The part about forcibly converting non-believers by any means necessary.

Oh, I’d agree. But I’d also note that sexual and physical abuse of children, entreated to the care of organizations like the Catholic Church, in orphanages, boarding schools, even just in parish activities, was a pervasive problem for much of the history of such organizations. The Catholic Church specifically has a terrible history in that regard. But there’s actually a lot of nightmare stories about non-Catholic reform schools and things of that nature that do this stuff. There’s a terrible truth that if you have a lot of kids in a custodial scenario, and people who are not their parents with power and supervision over them, the stage is set for abuse. That abuse will not occur or at least will be caught and stopped if it does occur, if various structural safeguards are in place and people have good intentions. But that is often not the case. Even relatively recently in the state of Ohio, a boys juvenile detention facility south of Columbus was found to have basically an epidemic of the adult male guards raping the young boys under their supervision.

Why is any of this salient? Largely because I do not believe the governments of the day put children into situations like this (Indians or otherwise) with that sort of mistreatment as an outright goal, I think it was a known, terrible “side effect” that people were far too willing to tolerate. There has been a many hundreds years tolerance of people with custodial roles over children being given a free pass on abusing them, and it’s wrong whenever and wherever it occurred. But I am not convinced as far as I know about the matter (and I’m always open to more knowledge on it) that this sort of custodial child abuse that was pervasive in all situations of child custody, was an intended goal of these programs.
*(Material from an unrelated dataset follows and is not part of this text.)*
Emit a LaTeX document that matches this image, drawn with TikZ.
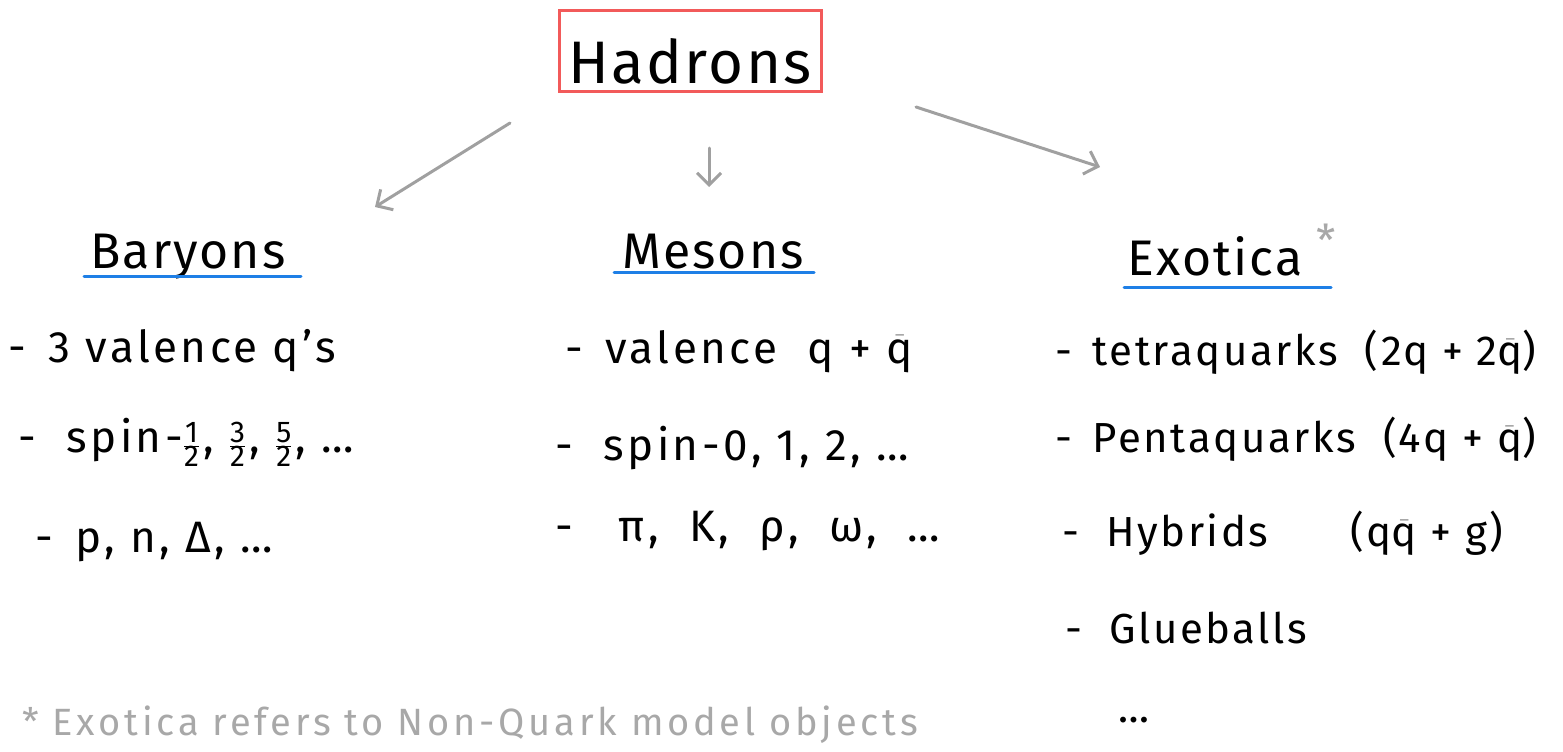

I just don’t know enough about him or Canadian history to have an opinion/thought on that without reading a lot more. I do know guys like Pratt, who were instrumental in developing the system in the United States, seemed to be fairly genuinely believers in their own “reform” messaging.

But the situation being discussed didn’t involve the the United States, nor was Mr. Pratt involved.

This kind of question frankly annoys me a tad, and I don’t want to drift away from the norms of MPSIMS (where frankly I question if this thread even belongs), but I think the questions suggests a lack of knowledge of Christian history.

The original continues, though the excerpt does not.